Required work:
Up to and including the line with "28.0, 29.0, 30.0];", write out the listing from its first line, minus the pictures.
══════════════════════════════
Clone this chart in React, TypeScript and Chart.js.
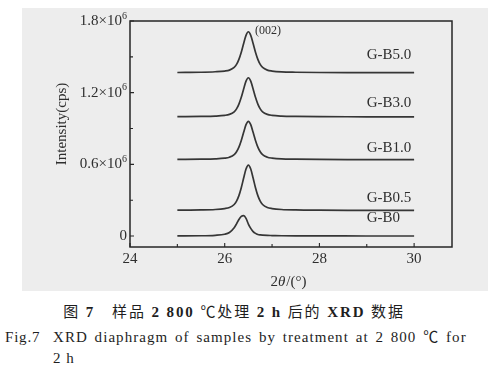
import React, { useEffect, useRef } from "react";
import { Chart, registerables } from "chart.js";

Chart.register(...registerables);

// 2θ positions (degrees) at which intensities were read
const twoTheta = [25.0, 25.5, 25.8, 26.0, 26.1, 26.2, 26.25, 26.3, 26.35, 26.4, 26.45, 26.5, 26.55, 26.6, 26.65, 26.7, 26.75, 26.8, 26.9, 27.0, 27.2, 27.5, 28.0, 29.0, 30.0];

// Intensities in units of 10^6 cps (curves are offset vertically as in the figure)
const intensityGB0 = [0.001, 0.002, 0.006, 0.015, 0.03, 0.07, 0.102, 0.138, 0.164, 0.17, 0.148, 0.1, 0.064, 0.037, 0.022, 0.013, 0.009, 0.007, 0.005, 0.004, 0.002, 0.001, 0.001, 0.0, 0.0];
const intensityGB05 = [0.216, 0.218, 0.222, 0.23, 0.239, 0.264, 0.292, 0.338, 0.404, 0.485, 0.561, 0.594, 0.561, 0.485, 0.404, 0.338, 0.292, 0.264, 0.239, 0.23, 0.222, 0.218, 0.216, 0.215, 0.214];
const intensityGB10 = [0.641, 0.643, 0.646, 0.652, 0.66, 0.681, 0.705, 0.744, 0.8, 0.868, 0.932, 0.96, 0.932, 0.868, 0.8, 0.744, 0.705, 0.681, 0.66, 0.652, 0.645, 0.643, 0.641, 0.64, 0.639];
const intensityGB30 = [0.999, 1.001, 1.004, 1.01, 1.018, 1.04, 1.064, 1.104, 1.161, 1.231, 1.297, 1.325, 1.297, 1.231, 1.161, 1.104, 1.064, 1.04, 1.018, 1.01, 1.004, 1.001, 0.999, 0.998, 0.997];
const intensityGB50 = [1.369, 1.371, 1.375, 1.381, 1.389, 1.412, 1.437, 1.479, 1.539, 1.612, 1.68, 1.71, 1.68, 1.612, 1.539, 1.479, 1.437, 1.412, 1.389, 1.381, 1.374, 1.371, 1.369, 1.368, 1.367];

const seriesNames = ["G-B0", "G-B0.5", "G-B1.0", "G-B3.0", "G-B5.0"];
const seriesValues = [intensityGB0, intensityGB05, intensityGB10, intensityGB30, intensityGB50];
const seriesLabelX = 29.0;
const seriesLabelY = [0.152, 0.317, 0.737, 1.109, 1.514];

const peakName = "(002)";
const peakLabelX = 26.64;
const peakLabelY = 1.72;

const xMin = 24;
const xMax = 30.8;
const yMin = -0.092;
const yMax = 1.8;
const xMajorTicks = [24, 26, 28, 30];
const xMinorTicks = [25, 27, 29];
const yMajorTicks = [0, 0.6, 1.2, 1.8];
const yTickText = ["0", "0.6×10", "1.2×10", "1.8×10"];
const yTickExp = ["", "6", "6", "6"];
const yMinorTicks = [0.3, 0.9, 1.5];

const xTitleParts = ["2", "θ", "/(°)"];
const yTitle = "Intensity(cps)";

const SERIF = '"Liberation Serif", "DejaVu Serif", serif';
const INK = "#2e2e2e";

const decorPlugin = {
  id: "decor",
  afterDraw(chart: any) {
    const { ctx, chartArea: a, scales } = chart;
    const xs = scales.x;
    const ys = scales.y;
    ctx.save();
    // frame
    ctx.strokeStyle = "#262626";
    ctx.lineWidth = 1.5;
    ctx.strokeRect(a.left, a.top, a.right - a.left, a.bottom - a.top);
    // ticks (inward)
    ctx.lineWidth = 1.1;
    ctx.beginPath();
    xMajorTicks.forEach((v) => {
      const p = xs.getPixelForValue(v);
      ctx.moveTo(p, a.bottom);
      ctx.lineTo(p, a.bottom - 4);
    });
    xMinorTicks.forEach((v) => {
      const p = xs.getPixelForValue(v);
      ctx.moveTo(p, a.bottom);
      ctx.lineTo(p, a.bottom - 3);
    });
    yMajorTicks.forEach((v) => {
      const p = ys.getPixelForValue(v);
      ctx.moveTo(a.left, p);
      ctx.lineTo(a.left + 4, p);
    });
    yMinorTicks.forEach((v) => {
      const p = ys.getPixelForValue(v);
      ctx.moveTo(a.left, p);
      ctx.lineTo(a.left + 3, p);
    });
    ctx.stroke();

    ctx.fillStyle = INK;
    ctx.textBaseline = "middle";
    // x tick labels
    ctx.font = `15px ${SERIF}`;
    ctx.textAlign = "center";
    xMajorTicks.forEach((v) => {
      ctx.fillText(String(v), xs.getPixelForValue(v), a.bottom + 12);
    });
    // y tick labels with superscript exponent
    yMajorTicks.forEach((v, i) => {
      const p = ys.getPixelForValue(v);
      const right = a.left - 3;
      ctx.font = `10px ${SERIF}`;
      const ew = yTickExp[i] ? ctx.measureText(yTickExp[i]).width : 0;
      ctx.font = `15px ${SERIF}`;
      ctx.textAlign = "right";
      ctx.fillText(yTickText[i], right - ew, p);
      if (yTickExp[i]) {
        ctx.font = `10px ${SERIF}`;
        ctx.textAlign = "left";
        ctx.fillText(yTickExp[i], right - ew, p - 5);
      }
    });
    // x title
    ctx.font = `15px ${SERIF}`;
    ctx.textAlign = "left";
    const cx = (a.left + a.right) / 2 - 3;
    const w0 = ctx.measureText(xTitleParts[0]).width;
    ctx.font = `italic 15px ${SERIF}`;
    const w1 = ctx.measureText(xTitleParts[1]).width;
    ctx.font = `15px ${SERIF}`;
    const w2 = ctx.measureText(xTitleParts[2]).width;
    let tx = cx - (w0 + w1 + w2) / 2;
    const ty = a.bottom + 35;
    ctx.fillText(xTitleParts[0], tx, ty);
    tx += w0;
    ctx.font = `italic 15px ${SERIF}`;
    ctx.fillText(xTitleParts[1], tx, ty);
    tx += w1 + 1;
    ctx.font = `15px ${SERIF}`;
    ctx.fillText(xTitleParts[2], tx, ty);
    // y title
    ctx.save();
    ctx.translate(a.left - 68, (a.top + a.bottom) / 2 - 10);
    ctx.rotate(-Math.PI / 2);
    ctx.textAlign = "center";
    ctx.font = `15px ${SERIF}`;
    ctx.fillText(yTitle, 0, 0);
    ctx.restore();
    // series labels
    ctx.font = `15px ${SERIF}`;
    ctx.textAlign = "left";
    seriesNames.forEach((n, i) => {
      ctx.fillText(n, xs.getPixelForValue(seriesLabelX), ys.getPixelForValue(seriesLabelY[i]));
    });
    // peak label
    ctx.font = `12px ${SERIF}`;
    ctx.fillText(peakName, xs.getPixelForValue(peakLabelX), ys.getPixelForValue(peakLabelY));
    ctx.restore();
  },
};

function XrdChart() {
  const ref = useRef<HTMLCanvasElement | null>(null);
  useEffect(() => {
    if (!ref.current) return;
    const chart = new Chart(ref.current, {
      type: "line",
      data: {
        datasets: seriesValues.map((vals, i) => ({
          label: seriesNames[i],
          data: twoTheta.map((x, j) => ({ x, y: vals[j] })),
          borderColor: "#363636",
          borderWidth: 1.7,
          pointRadius: 0,
          fill: false,
          cubicInterpolationMode: "monotone" as const,
        })),
      },
      options: {
        responsive: false,
        maintainAspectRatio: false,
        animation: false,
        layout: { padding: { left: 108, right: 36, top: 13, bottom: 44 } },
        plugins: { legend: { display: false }, tooltip: { enabled: false } },
        scales: {
          x: { type: "linear", min: xMin, max: xMax, display: false },
          y: { type: "linear", min: yMin, max: yMax, display: false },
        },
      },
      plugins: [decorPlugin],
    });
    return () => chart.destroy();
  }, []);
  return <canvas ref={ref} width={466} height={283} style={{ display: "block" }} />;
}

export default function App() {
  const capFont = '"Liberation Serif", "Noto Sans CJK SC", serif';
  return (
    <div style={{ position: "absolute", left: 0, top: 0, width: 498, height: 376, background: "#fff", overflow: "hidden", color: "#1e1e1e" }}>
      <div style={{ position: "absolute", left: 22, top: 8, width: 466, height: 283, background: "#ededed" }}>
        <XrdChart />
      </div>
      <div style={{ position: "absolute", left: 0, top: 302, width: 468, textAlign: "center", fontFamily: capFont, fontSize: 15, lineHeight: "20px", whiteSpace: "nowrap", letterSpacing: 1.9 }}>
        图 <b>7</b>{"\u3000"}样品 <b>2 800</b> ℃处理 <b>2 h</b> 后的 <b>XRD</b> 数据
      </div>
      <div style={{ position: "absolute", left: 5, top: 327, fontFamily: capFont, fontSize: 15, lineHeight: "20px", whiteSpace: "nowrap", letterSpacing: 0.8 }}>Fig.7</div>
      <div style={{ position: "absolute", left: 53, top: 327, fontFamily: capFont, fontSize: 15, lineHeight: "20px", whiteSpace: "nowrap", letterSpacing: 1.05, wordSpacing: 2 }}>
        XRD diaphragm of samples by treatment at 2 800 ℃ for
      </div>
      <div style={{ position: "absolute", left: 53, top: 348, fontFamily: capFont, fontSize: 15, lineHeight: "20px", whiteSpace: "nowrap", letterSpacing: 1 }}>2 h</div>
    </div>
  );
}
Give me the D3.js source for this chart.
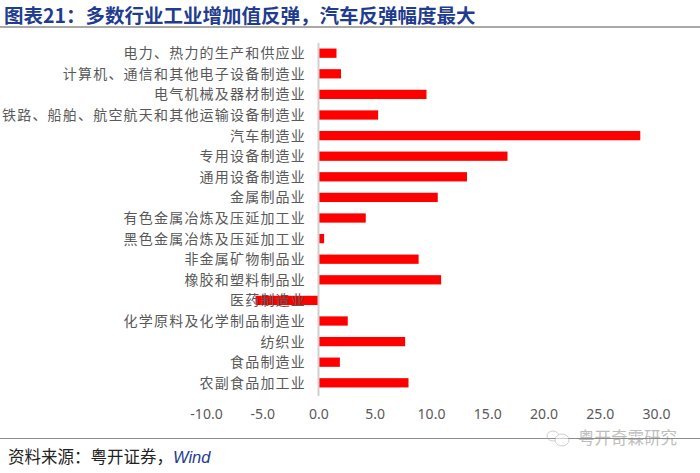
<!DOCTYPE html>
<html><head><meta charset="utf-8">
<script src="https://cdn.jsdelivr.net/npm/d3@7"></script>
<style>
html,body{margin:0;padding:0;background:#fff;}
svg{display:block;font-family:"Noto Sans CJK SC","Noto Sans",sans-serif;}
</style></head>
<body>
<svg id="c" width="700" height="473"></svg>
<script>
const categories = [
  "电力、热力的生产和供应业",
  "计算机、通信和其他电子设备制造业",
  "电气机械及器材制造业",
  "铁路、船舶、航空航天和其他运输设备制造业",
  "汽车制造业",
  "专用设备制造业",
  "通用设备制造业",
  "金属制品业",
  "有色金属冶炼及压延加工业",
  "黑色金属冶炼及压延加工业",
  "非金属矿物制品业",
  "橡胶和塑料制品业",
  "医药制造业",
  "化学原料及化学制品制造业",
  "纺织业",
  "食品制造业",
  "农副食品加工业"
];
const values = [1.6, 2.0, 9.6, 5.3, 28.6, 16.8, 13.2, 10.6, 4.2, 0.5, 8.9, 10.9, -5.6, 2.6, 7.7, 1.9, 8.0];
const xTicks = [-10, -5, 0, 5, 10, 15, 20, 25, 30];
const titleText = "图表21：多数行业工业增加值反弹，汽车反弹幅度最大";
const sourceText = "资料来源：粤开证券，";
const sourceWind = "Wind";
const watermark = "粤开奇霖研究";

const svg = d3.select("#c");

// title
svg.append("text").attr("x", 4).attr("y", 22.5)
  .attr("font-size", 19.5).attr("font-weight", "bold").attr("fill", "#1f3c8f")
  .text(titleText);
svg.append("line").attr("x1", 0).attr("x2", 700).attr("y1", 27).attr("y2", 27)
  .attr("stroke", "#8c8c8c").attr("stroke-width", 1.5);

const x = d3.scaleLinear().domain([-10, 30]).range([206, 656]);
const y = d3.scaleBand().domain(categories).range([43, 393]).paddingInner(0.55).paddingOuter(0.27);

// bars
svg.append("g").selectAll("rect").data(values).join("rect")
  .attr("x", d => x(Math.min(0, d)))
  .attr("width", d => Math.abs(x(d) - x(0)))
  .attr("y", (d, i) => y(categories[i]))
  .attr("height", y.bandwidth())
  .attr("fill", "#ff0000");

// zero axis line
svg.append("line").attr("x1", x(0)).attr("x2", x(0)).attr("y1", 43).attr("y2", 396)
  .attr("stroke", "#d0d0d0").attr("stroke-width", 2);

// category labels
svg.append("g").selectAll("text").data(categories).join("text")
  .attr("x", 306)
  .attr("y", d => y(d) + y.bandwidth() / 2)
  .attr("dy", "0.36em")
  .attr("text-anchor", "end")
  .attr("font-size", 14)
  .attr("letter-spacing", 1.2)
  .attr("fill", "#595959")
  .text(d => d);

// x axis labels
const xAxis = d3.axisBottom(x).tickValues(xTicks).tickSize(0).tickPadding(0)
  .tickFormat(d => d.toFixed(1));
const gx = svg.append("g").attr("transform", "translate(0,409)").call(xAxis);
gx.select(".domain").remove();
gx.selectAll("text").attr("font-size", 14).attr("fill", "#595959")
  .attr("font-family", "'Noto Sans','DejaVu Sans',sans-serif");

// footer
svg.append("line").attr("x1", 0).attr("x2", 700).attr("y1", 438.5).attr("y2", 438.5)
  .attr("stroke", "#8c8c8c").attr("stroke-width", 1);
const src = svg.append("text").attr("x", 8).attr("y", 463).attr("font-size", 16.5).attr("fill", "#222");
src.append("tspan").text(sourceText);
src.append("tspan").attr("font-style", "italic").attr("fill", "#1f3c8f")
  .attr("font-family", "'Liberation Sans','Noto Sans',sans-serif").text(sourceWind);

// watermark
const wm = svg.append("g").attr("opacity", 0.55);
wm.append("ellipse").attr("cx", 553).attr("cy", 436).attr("rx", 6).attr("ry", 5)
  .attr("fill", "none").attr("stroke", "#aaa");
wm.append("ellipse").attr("cx", 562).attr("cy", 440).attr("rx", 7).attr("ry", 6)
  .attr("fill", "#fff").attr("stroke", "#aaa");
wm.append("text").attr("x", 578).attr("y", 444).attr("font-size", 16.5).attr("fill", "#888")
  .text(watermark);
</script>
</body></html>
══════════════════════════════
Final answer:
Clone this chart in React, TypeScript and Chart.js.
import React, { useEffect, useRef } from "react";
import { Chart, registerables } from "chart.js";

Chart.register(...registerables);

// 2θ positions (degrees) at which intensities were read
const twoTheta = [25.0, 25.5, 25.8, 26.0, 26.1, 26.2, 26.25, 26.3, 26.35, 26.4, 26.45, 26.5, 26.55, 26.6, 26.65, 26.7, 26.75, 26.8, 26.9, 27.0, 27.2, 27.5, 28.0, 29.0, 30.0];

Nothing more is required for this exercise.